**Objective:**
Retype exactly the lines below, beginning with the first and ending with the line where "plt.rcParams['mathtext.default'] = 'bf'" appears.

**Source data:**

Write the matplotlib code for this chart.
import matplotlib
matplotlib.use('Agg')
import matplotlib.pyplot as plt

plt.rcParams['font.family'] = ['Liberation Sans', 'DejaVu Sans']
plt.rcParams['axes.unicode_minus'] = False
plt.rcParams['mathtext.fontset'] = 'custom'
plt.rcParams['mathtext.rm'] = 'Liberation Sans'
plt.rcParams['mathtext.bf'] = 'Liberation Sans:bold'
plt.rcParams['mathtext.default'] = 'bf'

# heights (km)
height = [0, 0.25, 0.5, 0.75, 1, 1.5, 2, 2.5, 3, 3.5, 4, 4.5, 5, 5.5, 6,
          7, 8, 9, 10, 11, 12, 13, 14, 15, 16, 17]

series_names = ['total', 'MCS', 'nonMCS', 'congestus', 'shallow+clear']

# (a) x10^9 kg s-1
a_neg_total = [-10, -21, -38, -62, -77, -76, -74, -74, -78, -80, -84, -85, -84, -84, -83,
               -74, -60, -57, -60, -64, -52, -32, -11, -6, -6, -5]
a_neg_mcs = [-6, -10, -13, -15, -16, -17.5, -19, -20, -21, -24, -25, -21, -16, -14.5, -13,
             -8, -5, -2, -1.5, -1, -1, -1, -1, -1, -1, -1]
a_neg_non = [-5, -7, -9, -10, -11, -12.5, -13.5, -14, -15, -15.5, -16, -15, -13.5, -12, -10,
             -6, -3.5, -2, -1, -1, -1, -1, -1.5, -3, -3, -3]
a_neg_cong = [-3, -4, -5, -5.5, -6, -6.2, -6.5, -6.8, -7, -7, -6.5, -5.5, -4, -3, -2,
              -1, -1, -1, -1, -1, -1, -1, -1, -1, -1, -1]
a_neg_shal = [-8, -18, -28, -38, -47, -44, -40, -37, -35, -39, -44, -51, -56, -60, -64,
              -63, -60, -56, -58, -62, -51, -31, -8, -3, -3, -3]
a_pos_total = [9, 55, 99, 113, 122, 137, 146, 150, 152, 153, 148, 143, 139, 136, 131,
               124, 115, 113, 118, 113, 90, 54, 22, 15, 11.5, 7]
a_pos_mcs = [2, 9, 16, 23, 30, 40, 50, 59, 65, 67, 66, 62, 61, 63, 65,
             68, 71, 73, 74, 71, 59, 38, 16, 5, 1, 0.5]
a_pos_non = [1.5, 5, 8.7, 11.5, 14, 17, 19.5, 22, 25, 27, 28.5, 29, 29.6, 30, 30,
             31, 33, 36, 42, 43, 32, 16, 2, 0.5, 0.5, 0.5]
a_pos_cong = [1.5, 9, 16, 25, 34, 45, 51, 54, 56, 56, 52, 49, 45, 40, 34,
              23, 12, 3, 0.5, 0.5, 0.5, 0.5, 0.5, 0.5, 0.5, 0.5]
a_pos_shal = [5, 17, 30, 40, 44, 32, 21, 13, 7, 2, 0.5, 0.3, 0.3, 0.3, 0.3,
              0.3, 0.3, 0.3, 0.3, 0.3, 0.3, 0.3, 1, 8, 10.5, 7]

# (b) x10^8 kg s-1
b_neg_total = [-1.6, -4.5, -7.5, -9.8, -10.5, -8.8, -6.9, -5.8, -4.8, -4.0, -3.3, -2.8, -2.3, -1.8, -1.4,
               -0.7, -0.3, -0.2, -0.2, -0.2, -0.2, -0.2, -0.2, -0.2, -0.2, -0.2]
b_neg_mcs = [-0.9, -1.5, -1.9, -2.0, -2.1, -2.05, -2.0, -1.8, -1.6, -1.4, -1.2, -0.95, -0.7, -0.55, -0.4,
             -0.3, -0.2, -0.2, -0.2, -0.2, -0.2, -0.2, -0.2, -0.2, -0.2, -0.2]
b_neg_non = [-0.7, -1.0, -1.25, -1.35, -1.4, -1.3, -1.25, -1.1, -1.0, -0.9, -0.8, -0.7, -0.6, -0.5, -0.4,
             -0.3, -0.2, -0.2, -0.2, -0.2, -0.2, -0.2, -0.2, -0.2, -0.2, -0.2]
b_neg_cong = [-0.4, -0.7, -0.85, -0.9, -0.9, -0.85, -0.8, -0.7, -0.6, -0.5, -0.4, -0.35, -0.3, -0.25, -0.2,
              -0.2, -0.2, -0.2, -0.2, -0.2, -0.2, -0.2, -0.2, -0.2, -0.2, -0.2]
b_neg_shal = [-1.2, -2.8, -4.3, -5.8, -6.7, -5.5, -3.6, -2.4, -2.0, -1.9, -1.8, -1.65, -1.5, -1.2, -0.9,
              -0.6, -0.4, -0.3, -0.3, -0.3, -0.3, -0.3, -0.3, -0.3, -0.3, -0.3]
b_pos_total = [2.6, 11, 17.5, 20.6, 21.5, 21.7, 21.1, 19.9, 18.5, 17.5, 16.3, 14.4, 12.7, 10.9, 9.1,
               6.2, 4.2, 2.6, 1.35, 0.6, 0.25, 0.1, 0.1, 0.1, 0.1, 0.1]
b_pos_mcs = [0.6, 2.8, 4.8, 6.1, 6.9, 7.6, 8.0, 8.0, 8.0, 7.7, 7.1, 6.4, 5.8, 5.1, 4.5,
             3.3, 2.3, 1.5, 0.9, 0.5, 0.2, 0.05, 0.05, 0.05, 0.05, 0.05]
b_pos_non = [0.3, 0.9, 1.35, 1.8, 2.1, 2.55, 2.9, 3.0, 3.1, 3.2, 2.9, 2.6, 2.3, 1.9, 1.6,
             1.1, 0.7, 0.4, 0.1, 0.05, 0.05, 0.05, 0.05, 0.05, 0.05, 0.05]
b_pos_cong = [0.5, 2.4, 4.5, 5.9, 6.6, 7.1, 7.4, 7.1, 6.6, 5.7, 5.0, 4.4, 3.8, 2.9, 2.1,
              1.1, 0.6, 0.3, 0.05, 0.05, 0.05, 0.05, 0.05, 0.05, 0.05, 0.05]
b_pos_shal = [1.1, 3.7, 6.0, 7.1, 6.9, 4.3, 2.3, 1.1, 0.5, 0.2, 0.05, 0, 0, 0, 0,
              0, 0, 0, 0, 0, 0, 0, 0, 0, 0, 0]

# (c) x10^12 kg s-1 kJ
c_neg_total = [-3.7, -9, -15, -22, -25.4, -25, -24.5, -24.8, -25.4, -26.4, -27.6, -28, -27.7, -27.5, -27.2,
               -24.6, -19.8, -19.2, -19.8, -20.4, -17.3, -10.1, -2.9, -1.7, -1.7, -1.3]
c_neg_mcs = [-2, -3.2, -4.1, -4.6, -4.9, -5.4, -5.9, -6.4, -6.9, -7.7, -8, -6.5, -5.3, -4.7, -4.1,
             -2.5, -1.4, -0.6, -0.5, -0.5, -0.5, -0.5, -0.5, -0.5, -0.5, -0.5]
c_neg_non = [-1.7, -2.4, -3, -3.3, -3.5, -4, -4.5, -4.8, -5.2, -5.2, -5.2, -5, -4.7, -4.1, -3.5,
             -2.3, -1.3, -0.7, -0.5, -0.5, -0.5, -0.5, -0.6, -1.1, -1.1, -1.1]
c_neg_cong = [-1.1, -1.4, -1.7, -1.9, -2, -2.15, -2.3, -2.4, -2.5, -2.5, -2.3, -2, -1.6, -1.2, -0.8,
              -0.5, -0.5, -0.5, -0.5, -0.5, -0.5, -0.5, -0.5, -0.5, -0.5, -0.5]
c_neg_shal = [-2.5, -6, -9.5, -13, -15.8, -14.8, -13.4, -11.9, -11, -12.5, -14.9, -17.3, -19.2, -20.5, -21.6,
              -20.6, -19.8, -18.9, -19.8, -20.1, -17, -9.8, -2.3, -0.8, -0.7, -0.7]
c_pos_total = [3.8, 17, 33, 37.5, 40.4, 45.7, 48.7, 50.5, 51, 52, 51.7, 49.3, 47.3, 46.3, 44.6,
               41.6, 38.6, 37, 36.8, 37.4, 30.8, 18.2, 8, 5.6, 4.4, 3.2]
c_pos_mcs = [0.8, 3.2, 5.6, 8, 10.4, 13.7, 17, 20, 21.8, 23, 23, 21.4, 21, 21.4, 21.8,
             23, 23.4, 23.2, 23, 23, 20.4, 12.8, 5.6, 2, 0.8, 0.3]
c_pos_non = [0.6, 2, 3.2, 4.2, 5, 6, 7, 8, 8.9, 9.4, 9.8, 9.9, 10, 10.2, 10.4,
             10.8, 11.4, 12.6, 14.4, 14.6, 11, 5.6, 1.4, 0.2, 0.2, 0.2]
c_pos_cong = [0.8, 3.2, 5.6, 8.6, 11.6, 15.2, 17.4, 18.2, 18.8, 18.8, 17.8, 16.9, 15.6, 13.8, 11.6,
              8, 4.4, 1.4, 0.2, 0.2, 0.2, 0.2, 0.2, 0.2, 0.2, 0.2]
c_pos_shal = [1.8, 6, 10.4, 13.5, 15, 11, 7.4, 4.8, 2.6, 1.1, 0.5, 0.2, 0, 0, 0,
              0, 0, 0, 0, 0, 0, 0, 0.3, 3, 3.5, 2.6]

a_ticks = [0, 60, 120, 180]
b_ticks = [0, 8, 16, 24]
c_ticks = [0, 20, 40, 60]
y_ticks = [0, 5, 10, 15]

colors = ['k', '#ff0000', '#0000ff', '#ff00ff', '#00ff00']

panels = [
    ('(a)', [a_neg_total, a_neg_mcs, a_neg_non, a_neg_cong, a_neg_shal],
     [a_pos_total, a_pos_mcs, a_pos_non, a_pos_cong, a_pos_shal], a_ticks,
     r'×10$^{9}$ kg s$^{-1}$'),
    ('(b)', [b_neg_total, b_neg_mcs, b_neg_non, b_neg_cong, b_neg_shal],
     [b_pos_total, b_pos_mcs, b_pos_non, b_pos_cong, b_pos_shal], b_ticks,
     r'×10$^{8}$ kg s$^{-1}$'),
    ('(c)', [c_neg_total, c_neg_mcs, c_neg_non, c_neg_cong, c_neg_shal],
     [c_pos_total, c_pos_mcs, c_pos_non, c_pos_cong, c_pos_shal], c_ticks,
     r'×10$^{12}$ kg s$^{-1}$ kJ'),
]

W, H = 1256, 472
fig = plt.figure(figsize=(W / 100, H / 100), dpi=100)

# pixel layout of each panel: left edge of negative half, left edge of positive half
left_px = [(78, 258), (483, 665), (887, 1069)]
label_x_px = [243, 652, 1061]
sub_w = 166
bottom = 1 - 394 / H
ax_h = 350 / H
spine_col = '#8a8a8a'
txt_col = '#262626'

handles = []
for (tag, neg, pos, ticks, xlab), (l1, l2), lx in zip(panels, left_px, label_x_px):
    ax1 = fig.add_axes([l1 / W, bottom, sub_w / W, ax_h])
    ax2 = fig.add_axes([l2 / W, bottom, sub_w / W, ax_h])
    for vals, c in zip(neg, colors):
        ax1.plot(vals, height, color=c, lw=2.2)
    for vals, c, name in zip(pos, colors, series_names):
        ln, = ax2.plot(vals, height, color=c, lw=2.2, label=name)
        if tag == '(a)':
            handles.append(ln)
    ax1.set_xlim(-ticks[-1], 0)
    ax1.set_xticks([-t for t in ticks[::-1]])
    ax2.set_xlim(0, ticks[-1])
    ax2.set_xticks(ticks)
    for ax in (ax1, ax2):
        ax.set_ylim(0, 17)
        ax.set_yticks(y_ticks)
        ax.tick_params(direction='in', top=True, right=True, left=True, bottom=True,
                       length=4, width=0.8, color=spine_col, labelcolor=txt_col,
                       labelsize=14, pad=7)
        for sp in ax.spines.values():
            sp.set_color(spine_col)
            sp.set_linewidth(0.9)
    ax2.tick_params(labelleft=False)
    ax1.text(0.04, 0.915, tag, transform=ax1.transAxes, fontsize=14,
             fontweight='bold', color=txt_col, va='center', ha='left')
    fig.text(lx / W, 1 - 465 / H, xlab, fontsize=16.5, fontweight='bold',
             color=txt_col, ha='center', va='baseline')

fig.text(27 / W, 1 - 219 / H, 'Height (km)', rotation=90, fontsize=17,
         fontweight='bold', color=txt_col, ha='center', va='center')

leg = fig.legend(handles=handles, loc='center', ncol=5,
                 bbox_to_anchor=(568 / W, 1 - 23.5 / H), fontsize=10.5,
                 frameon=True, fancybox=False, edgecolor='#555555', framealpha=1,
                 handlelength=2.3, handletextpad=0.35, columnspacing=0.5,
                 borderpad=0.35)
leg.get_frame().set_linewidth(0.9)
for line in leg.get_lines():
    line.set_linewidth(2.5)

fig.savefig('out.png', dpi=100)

**Complete answer:**
Write the matplotlib code for this chart.
import matplotlib
matplotlib.use('Agg')
import matplotlib.pyplot as plt

plt.rcParams['font.family'] = ['Liberation Sans', 'DejaVu Sans']
plt.rcParams['axes.unicode_minus'] = False
plt.rcParams['mathtext.fontset'] = 'custom'
plt.rcParams['mathtext.rm'] = 'Liberation Sans'
plt.rcParams['mathtext.bf'] = 'Liberation Sans:bold'
plt.rcParams['mathtext.default'] = 'bf'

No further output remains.